Sure, I could Google it and find the technical answer..but I’m not going to. I know that it just happens when it is supposed to happen.
Seasons change, in weather and in life. Luckily, I live in a part of the country where we have four very distinct seasons. Even though I prefer spring and fall, there is something magical about each season. I’m not a fan of ice and cold, but I still feel excited about the beauty of that first snowfall each year. Summer is hot and miserable (in my opinion), but I love a refreshing dip in a pool on a hot summer day.
Seasons of life are a bit more difficult to embrace, but change is necessary for growth. With the passing of a beloved cousin this week, my thoughts keep drifting back to times when we were all together…times when I was younger and hadn’t experienced the pain of losing loved ones, and times that I took for granted.

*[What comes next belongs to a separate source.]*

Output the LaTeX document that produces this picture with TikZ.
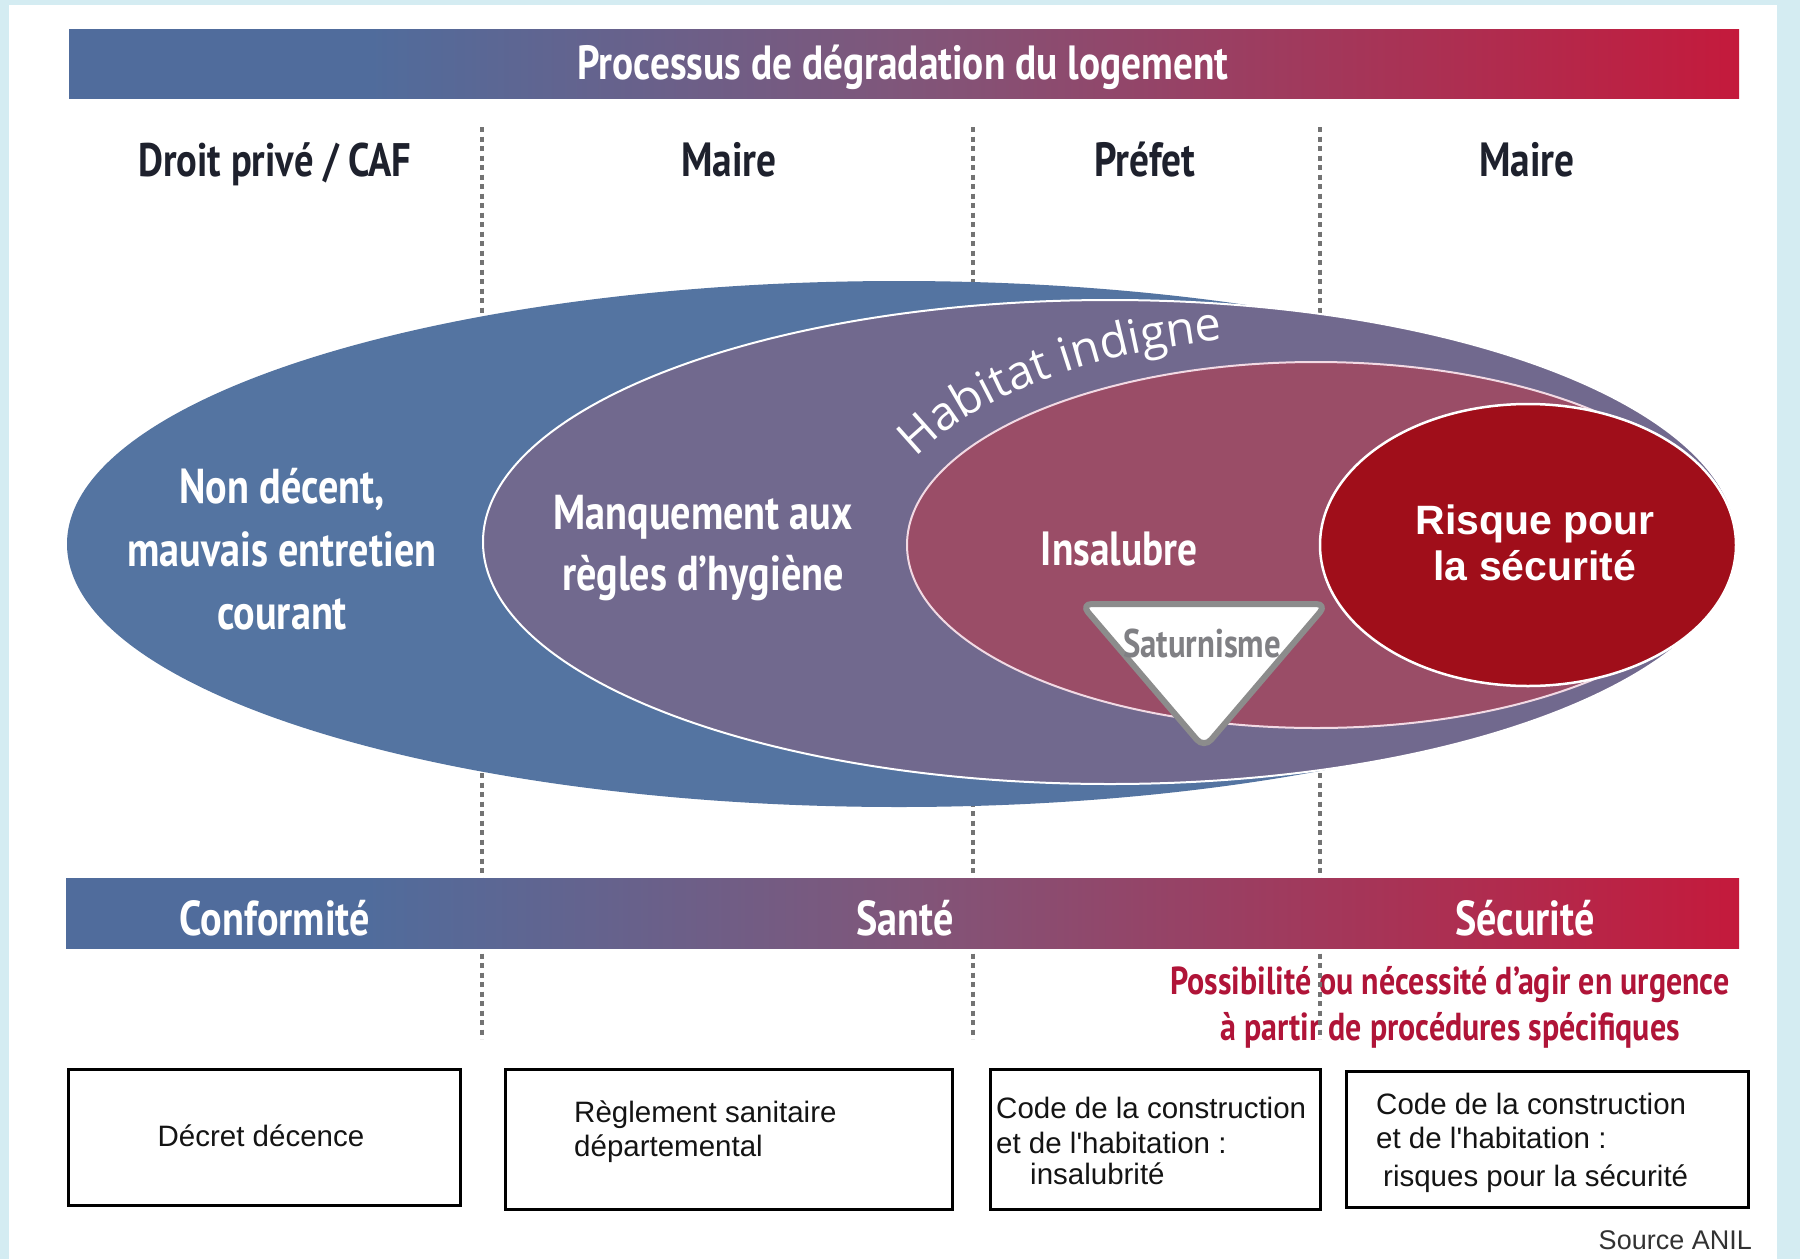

As hard as it is, there is beauty to be found in each season of life.
People can perceive the seasons in their lives in any way they choose. These words are simply my own perception of my seasons.
The spring of my life- the early childhood years…growing, learning, and blooming. My parents were there to nurture me, surrounded by my extended family.

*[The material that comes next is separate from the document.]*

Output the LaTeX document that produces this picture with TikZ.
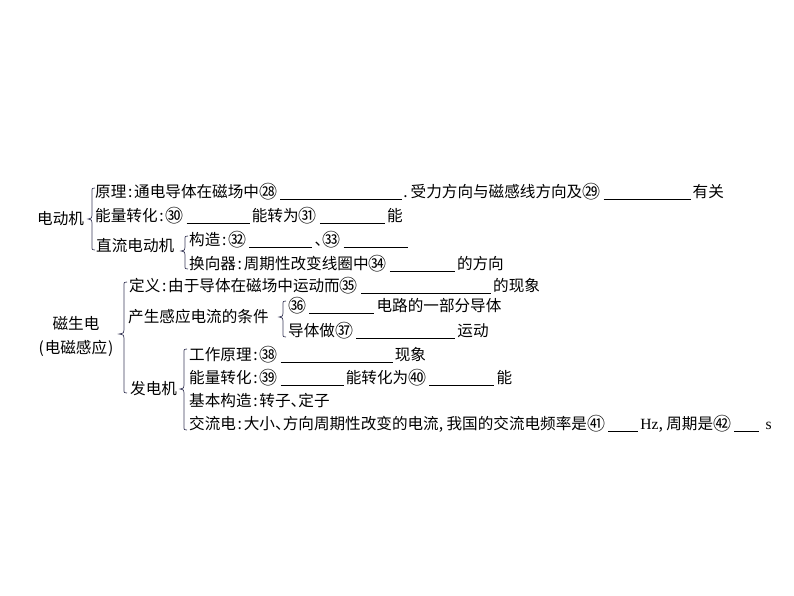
\documentclass[tikz,border=0pt]{standalone}
\usepackage{fontspec}
\newfontfamily\cjk{Noto Sans CJK SC}
\newfontfamily\lat{Liberation Serif}
\newcommand\cln{\makebox[0.5em][c]{:}}
\newcommand\dun{\makebox[0.5em][l]{、}}
\newcommand\cma{\makebox[0.5em][l]{,}}
\newcommand\cn[1]{\raisebox{-1.1pt}{\fontsize{18}{20}\selectfont #1}}
\definecolor{brc}{RGB}{60,60,90}
\tikzset{
 t/.style={anchor=west, inner sep=0pt, text height=13.3pt, text depth=1.9pt, font=\cjk\fontsize{15.6}{19}\selectfont},
 ul/.style={line width=0.7pt},
 br/.style={line width=0.7pt, draw=brc},
}
\newcommand\cbr[5]{\draw[br] ({#1+3},#3) .. controls (#1,#3) .. (#1,{#3+4}) -- (#1,{#4-4}) .. controls (#1,{#4-1}) .. (#2,#4) .. controls (#1,{#4+1}) .. (#1,{#4+4}) -- (#1,{#5-4}) .. controls (#1,#5) .. ({#1+3},#5);}
\newcommand\bl[3]{\draw[ul] ([xshift=3pt,yshift=-7.5pt]#1.east) -- ++(#2,0) coordinate (#3);}
\begin{document}
\begin{tikzpicture}[x=1pt,y=-1pt]
\useasboundingbox (0,0) rectangle (794,596);
% 电动机
\node[t] (ddj) at (37,219) {电动机};
\cbr{92}{88}{188}{219}{250}
\node[t] (yl) at (95,192) {原理\cln 通电导体在磁场中\cn{㉘}};
\bl{yl}{122}{b28}
\node[t] (sl) at ([xshift=1pt,yshift=7.5pt]b28) {.\kern3pt 受力方向与磁感线方向及\cn{㉙}};
\bl{sl}{87}{b29}
\node[t] (yg) at ([xshift=2pt,yshift=7.5pt]b29) {有关};
\node[t] (nl1) at (95,216) {能量转化\cln \cn{㉚}};
\bl{nl1}{63}{b30}
\node[t] (nz1) at ([xshift=2pt,yshift=7.5pt]b30) {能转为\cn{㉛}};
\bl{nz1}{65}{b31}
\node[t] (n1) at ([xshift=2pt,yshift=7.5pt]b31) {能};
\node[t] (zl) at (96,246) {直流电动机};
\cbr{185}{181}{236}{251}{269}
\node[t] (gz) at (189,240) {构造\cln \cn{㉜}};
\bl{gz}{63}{b32}
\node[t] (d33) at ([xshift=2pt,yshift=7.5pt]b32) {\dun \cn{㉝}};
\bl{d33}{64}{b33}
\node[t] (hx) at (189,264) {换向器\cln 周期性改变线圈中\cn{㉞}};
\bl{hx}{65}{b34}
\node[t] (fx) at ([xshift=2pt,yshift=7.5pt]b34) {的方向};
% 磁生电
\node[t,anchor=center] (csd) at (76,324) {磁生电};
\node[t,anchor=center] (dc) at (76,348) {(\kern1pt 电磁感应\kern1pt)};
\cbr{124}{119}{282}{334}{393}
\node[t] (dy) at (129,286) {定义\cln 由于导体在磁场中运动而\cn{㉟}};
\bl{dy}{130}{b35}
\node[t] (xx) at ([xshift=2pt,yshift=7.5pt]b35) {的现象};
\node[t] (tj) at (128,317) {产生感应电流的条件};
\cbr{283}{279}{301}{317}{337}
\node[t] (c36) at (288,306) {\cn{㊱}};
\bl{c36}{65}{b36}
\node[t] (dl) at ([xshift=2pt,yshift=7.5pt]b36) {电路的一部分导体};
\node[t] (dtz) at (288,331) {导体做\cn{㊲}};
\bl{dtz}{99}{b37}
\node[t] (yd) at ([xshift=2pt,yshift=7.5pt]b37) {运动};
% 发电机
\node[t] (fdj) at (130,389) {发电机};
\cbr{184}{180}{349}{389}{430}
\node[t] (gy) at (189,355) {工作原理\cln \cn{㊳}};
\bl{gy}{112}{b38}
\node[t] (xx2) at ([xshift=2pt,yshift=7.5pt]b38) {现象};
\node[t] (nl2) at (189,378) {能量转化\cln \cn{㊴}};
\bl{nl2}{63}{b39}
\node[t] (nz2) at ([xshift=2pt,yshift=7.5pt]b39) {能转化为\cn{㊵}};
\bl{nz2}{65}{b40}
\node[t] (n2) at ([xshift=2pt,yshift=7.5pt]b40) {能};
\node[t] (jb) at (189,401) {基本构造\cln 转子\dun 定子};
\node[t] (jl) at (189,424) {交流电\cln 大小\dun 方向周期性改变的电流\cma 我国的交流电频率是\cn{㊶}};
\bl{jl}{30}{b41}
\node[t] (hz) at ([xshift=2pt,yshift=7.5pt]b41) {{\lat Hz}\cma 周期是\cn{㊷}};
\bl{hz}{25}{b42}
\node[t] (ss) at ([xshift=6pt,yshift=7.5pt]b42) {{\lat s}};
\end{tikzpicture}
\end{document}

Summer was early adulthood, figuring out who I was and having a hell of a lot of fun doing it! Oh, I made a LOT of mistakes during that time..but still had those I loved to support me.

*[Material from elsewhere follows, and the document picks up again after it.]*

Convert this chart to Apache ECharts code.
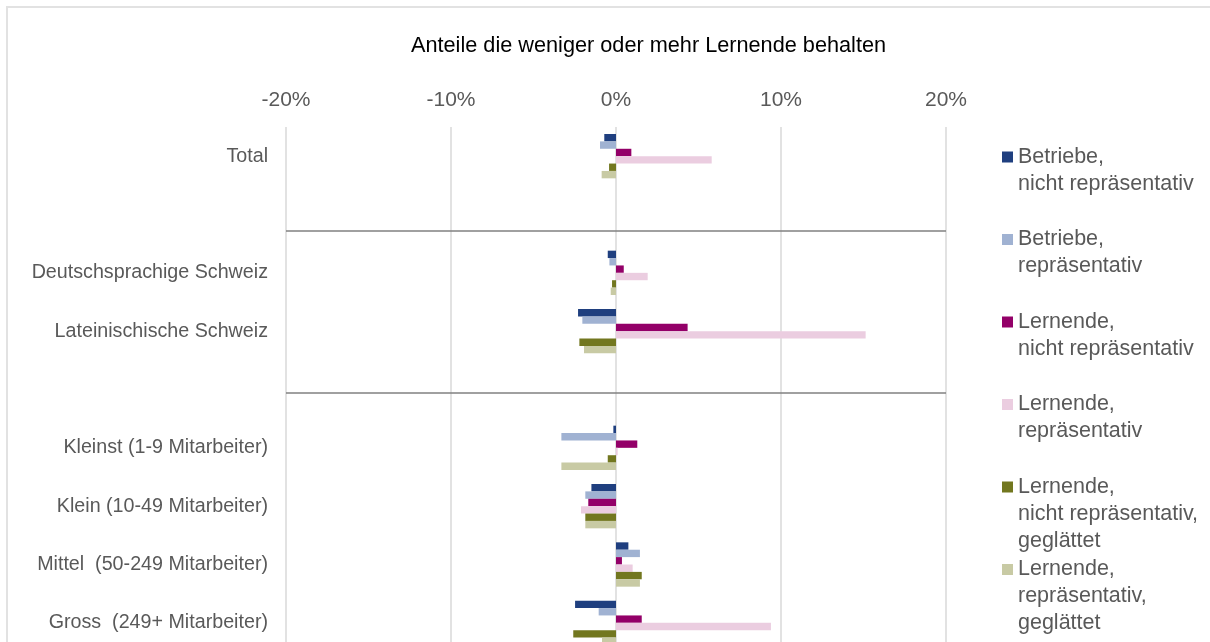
<!DOCTYPE html>
<html>
<head>
<meta charset="utf-8">
<script src="https://cdn.jsdelivr.net/npm/echarts@6/dist/echarts.min.js"></script>
<style>
  html, body { margin: 0; padding: 0; background: #fff; overflow: hidden; }
  #frame { position: absolute; left: 6px; top: 6px; width: 1400px; height: 900px; border: 2px solid #e2e2e2; }
  #chart { position: absolute; left: 0; top: 0; width: 1210px; height: 642px; }
</style>
</head>
<body>
<div id="frame"></div>
<div id="chart"></div>
<script>
// Kategorien (leere Einträge = Abstand zwischen den Gruppen)
var categories = [
  'Total', ' ', 'Deutschsprachige Schweiz', 'Lateinischische Schweiz', '  ',
  'Kleinst (1-9 Mitarbeiter)', 'Klein (10-49 Mitarbeiter)',
  'Mittel  (50-249 Mitarbeiter)', 'Gross  (249+ Mitarbeiter)'
];

var seriesNames = [
  'Betriebe, nicht repräsentativ',
  'Betriebe, repräsentativ',
  'Lernende, nicht repräsentativ',
  'Lernende, repräsentativ',
  'Lernende, nicht repräsentativ, geglättet',
  'Lernende, repräsentativ, geglättet'
];

var legendLines = [
  ['Betriebe,', 'nicht repräsentativ'],
  ['Betriebe,', 'repräsentativ'],
  ['Lernende,', 'nicht repräsentativ'],
  ['Lernende,', 'repräsentativ'],
  ['Lernende,', 'nicht repräsentativ,', 'geglättet'],
  ['Lernende,', 'repräsentativ,', 'geglättet']
];

// Werte in Prozent
var betriebeNichtRepr   = [-0.71, null, -0.50, -2.30, null, -0.16, -1.49, 0.75, -2.48];
var betriebeRepr        = [-0.97, null, -0.40, -2.04, null, -3.31, -1.86, 1.45, -1.05];
var lernendeNichtRepr   = [0.93, null, 0.47, 4.34, null, 1.29, -1.68, 0.36, 1.56];
var lernendeRepr        = [5.80, null, 1.92, 15.13, null, 0.10, -2.12, 1.01, 9.39];
var lernendeNichtReprGl = [-0.42, null, -0.24, -2.22, null, -0.50, -1.86, 1.56, -2.59];
var lernendeReprGl      = [-0.87, null, -0.32, -1.94, null, -3.31, -1.86, 1.45, -0.85];

var xTicks = [-20, -10, 0, 10, 20];

// Trennlinien zwischen den Gruppen (Position in Kategorie-Einheiten)
var separatorPos = [1.78, 4.56];

var colors = ['#1f3f7f', '#a0b2d2', '#930068', '#ebcde0', '#72771f', '#c8caa4'];

var values = [betriebeNichtRepr, betriebeRepr, lernendeNichtRepr, lernendeRepr, lernendeNichtReprGl, lernendeReprGl];

var chart = echarts.init(document.getElementById('chart'), null, { renderer: 'canvas' });

var series = values.map(function (v, i) {
  return {
    name: seriesNames[i],
    type: 'bar',
    data: v,
    barCategoryGap: '24%',
    barGap: '0%',
    itemStyle: { color: colors[i] },
    animation: false
  };
});

series.push({
  name: 'sep',
  type: 'line',
  yAxisIndex: 1,
  data: [[0, 0]],
  symbol: 'none',
  lineStyle: { opacity: 0 },
  silent: true,
  markLine: {
    silent: true,
    symbol: 'none',
    label: { show: false },
    lineStyle: { color: '#808080', width: 1.5, type: 'solid' },
    data: separatorPos.map(function (p) { return { yAxis: p }; })
  }
});

// Legende: erste Zeile neben dem Symbol, alle Einträge gleich hoch (5 Zeilen)
function legendText(name) {
  var lines = legendLines[seriesNames.indexOf(name)];
  var out = ['', ''].concat(lines);
  while (out.length < 5) out.push('');
  return out.join('\n');
}

var font = 'Liberation Sans, Arial, sans-serif';

chart.setOption({
  animation: false,
  textStyle: { fontFamily: font },
  title: {
    text: 'Anteile die weniger oder mehr Lernende behalten',
    left: 411,
    top: 35,
    padding: 0,
    textStyle: { color: '#000', fontSize: 21.7, fontWeight: 'normal', fontFamily: font }
  },
  legend: {
    orient: 'vertical',
    left: 997,
    top: 84.5,
    itemWidth: 11,
    itemHeight: 11,
    itemGap: -52.5,
    icon: 'rect',
    data: seriesNames,
    formatter: legendText,
    textStyle: { color: '#595959', fontSize: 21.5, lineHeight: 27, fontFamily: font }
  },
  grid: { left: 286, top: 127, width: 660, height: 525, outerBoundsMode: 'none' },
  xAxis: {
    type: 'value',
    position: 'top',
    min: xTicks[0],
    max: xTicks[xTicks.length - 1],
    interval: 10,
    axisLine: { show: false },
    axisTick: { show: false },
    axisLabel: {
      color: '#595959',
      fontSize: 21,
      margin: 16,
      formatter: '{value}%'
    },
    splitLine: { show: true, lineStyle: { color: '#d9d9d9', width: 1.5 } }
  },
  yAxis: [
    {
      type: 'category',
      inverse: true,
      data: categories,
      axisLine: { show: false },
      axisTick: { show: false },
      axisLabel: { color: '#595959', fontSize: 19.7, margin: 18 },
      splitLine: { show: false }
    },
    {
      type: 'value',
      inverse: true,
      min: 0,
      max: categories.length,
      show: false,
      splitLine: { show: false }
    }
  ],
  series: series
});
</script>
</body>
</html>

I feel that I’m in the autumn of my life right now. Settling in, maturing, and losing loved ones. As much as I love the fall season in regard to weather, this season is a rough one in life. Yet, there is still so much beauty. I choose to enjoy the beauty of fall while it lasts, and enjoy the vibrancy of the trees until the last leaf falls.
Winter is coming soon. Just as we prepare ourselves and brace for the winter storms, we prepare for the winter of our lives. I don’t plan to frantically hang on and hope winter never comes…I plan to embrace the beauty of winter just the same as the other seasons.
How does all of this even relate to my seasonal mums and their perfect timing? How do my rambling words tie together?
Life doesn’t always go as planned. Sometimes we lose people much too soon, before they are able to experience all of the seasons of life.
I read a book years ago, and refer back to it often. This book has helped me through the roughest times of my life. Written by someone with a “near death” experience, the author was actually technically “dead” for several minutes. She described the beauty and wonder of heaven, and the love. She reportedly did not want to come back to her body, because everything was perfect in what she assumed to be heaven. It was explained to her that she had to go back because she had not yet fulfilled her purpose for the earth. She learned that everyone is sent to earth with a purpose to fulfill. Sometimes that purpose is fulfilled quickly and time on earth is short..and sometimes it takes many, many years. Those left behind grieve, but it is all part of the plan..the perfect timing. Like a job that needs completed, when the work is finished you go home and move on to the next project.
One year my mums will not bloom, as nothing lasts forever. Life and death are all a part of the perfect timing. I will embrace life while I’m here and enjoy the moments until my purpose is fulfilled.